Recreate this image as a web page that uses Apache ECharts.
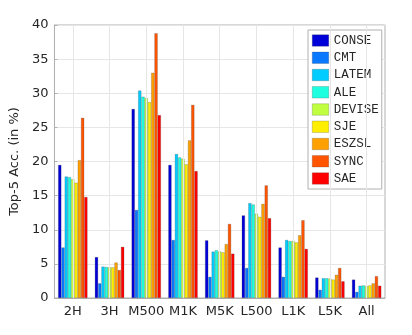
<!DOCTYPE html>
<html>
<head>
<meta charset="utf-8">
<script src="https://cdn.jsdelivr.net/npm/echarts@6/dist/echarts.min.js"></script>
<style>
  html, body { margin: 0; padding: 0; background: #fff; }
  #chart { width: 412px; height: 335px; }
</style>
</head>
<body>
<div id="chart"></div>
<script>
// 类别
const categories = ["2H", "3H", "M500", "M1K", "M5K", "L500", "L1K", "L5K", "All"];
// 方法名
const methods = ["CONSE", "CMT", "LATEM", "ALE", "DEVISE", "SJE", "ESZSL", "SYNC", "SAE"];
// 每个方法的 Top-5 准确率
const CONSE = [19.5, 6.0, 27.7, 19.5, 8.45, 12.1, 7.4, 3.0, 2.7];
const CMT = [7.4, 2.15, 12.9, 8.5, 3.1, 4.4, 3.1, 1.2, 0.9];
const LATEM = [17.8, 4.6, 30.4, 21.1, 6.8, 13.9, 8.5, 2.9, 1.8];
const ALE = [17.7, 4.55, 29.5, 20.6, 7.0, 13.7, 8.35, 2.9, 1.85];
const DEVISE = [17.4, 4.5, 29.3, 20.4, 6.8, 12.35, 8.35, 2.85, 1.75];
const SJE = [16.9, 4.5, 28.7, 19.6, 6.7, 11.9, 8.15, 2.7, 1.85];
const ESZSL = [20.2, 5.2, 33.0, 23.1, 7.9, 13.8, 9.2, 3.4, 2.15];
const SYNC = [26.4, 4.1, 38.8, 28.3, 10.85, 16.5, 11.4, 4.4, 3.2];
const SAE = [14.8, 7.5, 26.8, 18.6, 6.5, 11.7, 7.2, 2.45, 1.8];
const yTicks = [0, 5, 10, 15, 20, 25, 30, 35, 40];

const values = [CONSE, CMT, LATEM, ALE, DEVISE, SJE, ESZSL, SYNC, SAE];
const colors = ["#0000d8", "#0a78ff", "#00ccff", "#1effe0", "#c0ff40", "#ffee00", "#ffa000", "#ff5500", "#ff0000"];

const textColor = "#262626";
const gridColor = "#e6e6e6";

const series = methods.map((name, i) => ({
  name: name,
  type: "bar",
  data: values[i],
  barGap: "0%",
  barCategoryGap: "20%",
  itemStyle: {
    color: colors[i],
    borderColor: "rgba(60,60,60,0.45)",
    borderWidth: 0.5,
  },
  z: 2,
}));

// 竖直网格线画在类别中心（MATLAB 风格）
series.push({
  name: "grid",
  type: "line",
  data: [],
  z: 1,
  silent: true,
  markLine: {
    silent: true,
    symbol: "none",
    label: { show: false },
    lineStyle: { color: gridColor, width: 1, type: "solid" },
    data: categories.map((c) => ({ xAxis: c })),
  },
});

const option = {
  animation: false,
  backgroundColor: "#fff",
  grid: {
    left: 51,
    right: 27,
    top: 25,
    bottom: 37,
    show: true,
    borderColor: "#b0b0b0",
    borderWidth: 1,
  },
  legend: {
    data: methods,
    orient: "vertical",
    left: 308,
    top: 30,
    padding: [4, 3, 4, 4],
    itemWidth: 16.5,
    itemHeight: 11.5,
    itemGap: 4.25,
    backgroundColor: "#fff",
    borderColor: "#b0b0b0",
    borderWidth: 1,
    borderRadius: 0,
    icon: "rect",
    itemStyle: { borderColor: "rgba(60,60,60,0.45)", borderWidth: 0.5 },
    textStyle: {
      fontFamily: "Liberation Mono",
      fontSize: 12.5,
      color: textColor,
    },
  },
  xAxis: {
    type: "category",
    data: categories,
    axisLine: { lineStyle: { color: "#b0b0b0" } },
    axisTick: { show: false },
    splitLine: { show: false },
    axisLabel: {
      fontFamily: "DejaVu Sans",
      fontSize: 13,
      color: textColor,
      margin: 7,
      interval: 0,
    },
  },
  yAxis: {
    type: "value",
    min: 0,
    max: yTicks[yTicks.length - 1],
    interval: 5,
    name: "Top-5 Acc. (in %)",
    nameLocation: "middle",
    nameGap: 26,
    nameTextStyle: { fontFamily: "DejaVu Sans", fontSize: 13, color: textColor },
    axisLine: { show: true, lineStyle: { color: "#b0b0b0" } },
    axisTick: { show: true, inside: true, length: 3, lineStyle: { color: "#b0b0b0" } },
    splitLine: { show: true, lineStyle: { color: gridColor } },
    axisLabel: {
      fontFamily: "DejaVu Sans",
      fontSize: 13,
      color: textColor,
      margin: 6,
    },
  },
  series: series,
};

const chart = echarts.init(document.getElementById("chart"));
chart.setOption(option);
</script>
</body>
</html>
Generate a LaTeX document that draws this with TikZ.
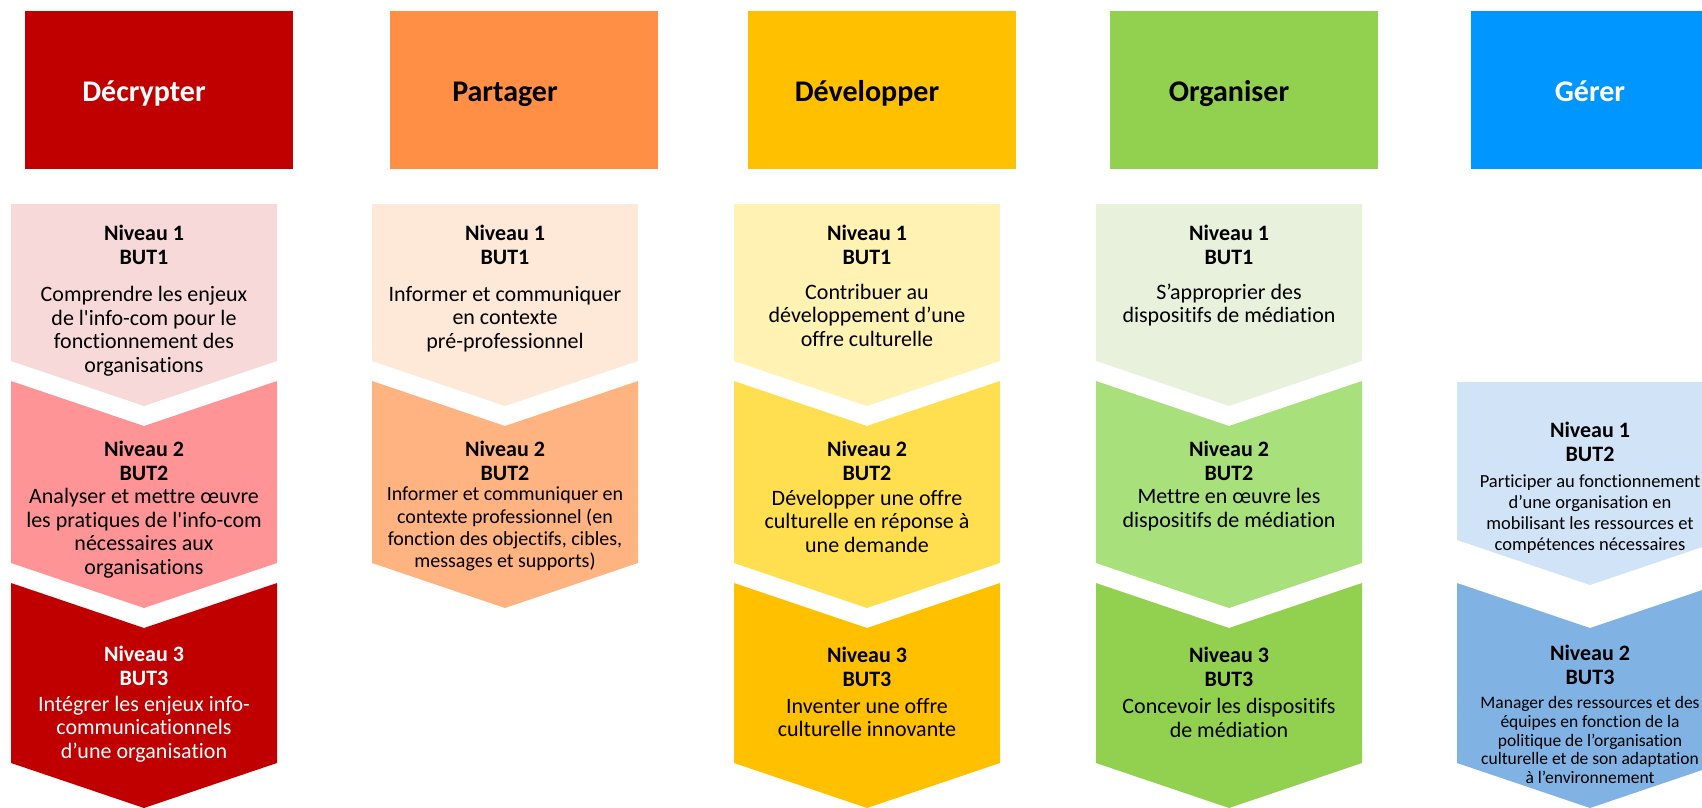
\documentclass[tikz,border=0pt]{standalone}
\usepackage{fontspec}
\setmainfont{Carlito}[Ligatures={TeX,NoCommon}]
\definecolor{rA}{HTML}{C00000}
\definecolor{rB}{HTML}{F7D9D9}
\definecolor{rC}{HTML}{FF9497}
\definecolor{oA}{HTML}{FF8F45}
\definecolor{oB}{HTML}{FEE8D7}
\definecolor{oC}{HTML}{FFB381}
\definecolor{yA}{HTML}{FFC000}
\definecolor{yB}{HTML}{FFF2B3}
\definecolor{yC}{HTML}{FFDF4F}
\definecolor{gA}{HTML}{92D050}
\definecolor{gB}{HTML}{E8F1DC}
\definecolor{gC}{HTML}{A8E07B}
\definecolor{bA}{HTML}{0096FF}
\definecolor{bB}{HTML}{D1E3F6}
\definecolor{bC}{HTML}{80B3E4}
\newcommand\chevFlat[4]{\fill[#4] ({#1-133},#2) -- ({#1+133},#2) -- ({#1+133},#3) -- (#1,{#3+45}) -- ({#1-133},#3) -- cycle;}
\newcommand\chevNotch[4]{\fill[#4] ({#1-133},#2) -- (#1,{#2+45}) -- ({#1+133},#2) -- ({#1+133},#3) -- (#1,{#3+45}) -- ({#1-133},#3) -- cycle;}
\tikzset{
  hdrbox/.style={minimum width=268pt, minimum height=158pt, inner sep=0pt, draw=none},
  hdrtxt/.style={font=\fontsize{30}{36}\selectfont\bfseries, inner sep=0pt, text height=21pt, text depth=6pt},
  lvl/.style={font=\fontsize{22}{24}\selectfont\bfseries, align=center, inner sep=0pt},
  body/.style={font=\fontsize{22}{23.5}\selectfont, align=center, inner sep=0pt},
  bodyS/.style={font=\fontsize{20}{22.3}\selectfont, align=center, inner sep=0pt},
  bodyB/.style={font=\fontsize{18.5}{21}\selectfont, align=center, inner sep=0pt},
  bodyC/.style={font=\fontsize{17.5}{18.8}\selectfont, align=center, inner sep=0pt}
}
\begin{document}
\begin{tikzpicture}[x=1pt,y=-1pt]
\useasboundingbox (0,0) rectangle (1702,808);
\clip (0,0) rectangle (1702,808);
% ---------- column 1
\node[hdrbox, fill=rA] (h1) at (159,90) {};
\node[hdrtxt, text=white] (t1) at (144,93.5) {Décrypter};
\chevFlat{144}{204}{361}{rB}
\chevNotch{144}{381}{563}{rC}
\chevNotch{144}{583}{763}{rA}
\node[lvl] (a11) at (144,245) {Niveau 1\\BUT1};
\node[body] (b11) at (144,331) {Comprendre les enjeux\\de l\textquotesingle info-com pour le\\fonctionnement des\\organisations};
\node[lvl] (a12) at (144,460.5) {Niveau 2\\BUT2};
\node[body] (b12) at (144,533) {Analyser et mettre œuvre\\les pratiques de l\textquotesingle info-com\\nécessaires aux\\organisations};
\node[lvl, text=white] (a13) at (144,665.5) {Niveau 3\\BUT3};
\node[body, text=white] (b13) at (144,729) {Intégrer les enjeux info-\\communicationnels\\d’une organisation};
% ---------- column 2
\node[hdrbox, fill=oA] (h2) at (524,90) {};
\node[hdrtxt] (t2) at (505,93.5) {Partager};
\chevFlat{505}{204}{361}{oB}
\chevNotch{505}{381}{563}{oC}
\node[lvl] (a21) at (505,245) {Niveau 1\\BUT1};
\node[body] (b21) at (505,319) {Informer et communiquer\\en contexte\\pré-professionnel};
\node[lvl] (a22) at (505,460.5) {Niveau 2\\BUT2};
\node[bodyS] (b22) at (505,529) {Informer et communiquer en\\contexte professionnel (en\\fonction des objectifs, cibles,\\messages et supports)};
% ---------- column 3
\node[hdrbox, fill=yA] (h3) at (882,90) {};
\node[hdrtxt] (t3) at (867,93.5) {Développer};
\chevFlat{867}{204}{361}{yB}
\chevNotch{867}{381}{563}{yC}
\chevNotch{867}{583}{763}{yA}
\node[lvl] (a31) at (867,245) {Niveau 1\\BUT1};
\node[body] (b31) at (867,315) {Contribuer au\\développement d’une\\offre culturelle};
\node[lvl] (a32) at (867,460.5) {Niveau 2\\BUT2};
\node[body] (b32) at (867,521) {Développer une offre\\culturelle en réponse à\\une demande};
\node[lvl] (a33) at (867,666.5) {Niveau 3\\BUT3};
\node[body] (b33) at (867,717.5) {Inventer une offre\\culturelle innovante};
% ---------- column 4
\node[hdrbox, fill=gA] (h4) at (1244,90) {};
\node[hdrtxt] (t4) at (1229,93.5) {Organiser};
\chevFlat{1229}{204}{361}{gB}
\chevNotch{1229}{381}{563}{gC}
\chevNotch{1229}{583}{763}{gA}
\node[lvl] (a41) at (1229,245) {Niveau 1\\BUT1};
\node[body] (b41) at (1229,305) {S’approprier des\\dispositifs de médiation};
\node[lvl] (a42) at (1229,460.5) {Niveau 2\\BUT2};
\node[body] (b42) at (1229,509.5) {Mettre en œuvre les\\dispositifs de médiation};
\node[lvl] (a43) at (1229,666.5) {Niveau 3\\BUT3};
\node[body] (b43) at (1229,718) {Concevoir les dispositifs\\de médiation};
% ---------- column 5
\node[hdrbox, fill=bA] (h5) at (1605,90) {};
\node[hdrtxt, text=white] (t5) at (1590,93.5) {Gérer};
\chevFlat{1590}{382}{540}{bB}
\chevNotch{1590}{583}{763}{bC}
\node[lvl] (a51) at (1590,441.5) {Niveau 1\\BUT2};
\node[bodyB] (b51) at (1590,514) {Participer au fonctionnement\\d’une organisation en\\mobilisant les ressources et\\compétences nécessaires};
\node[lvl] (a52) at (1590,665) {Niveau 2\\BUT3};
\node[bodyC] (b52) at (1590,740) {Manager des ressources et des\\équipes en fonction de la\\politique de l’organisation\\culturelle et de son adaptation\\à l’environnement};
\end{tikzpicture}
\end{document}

PROBLEM TO WORK ON — Using the material above, copy every line in which the string "that" occurs.

TASK RESULT —
Recreate this image as a web page that uses Apache ECharts.
Generate a LaTeX document that draws this with TikZ.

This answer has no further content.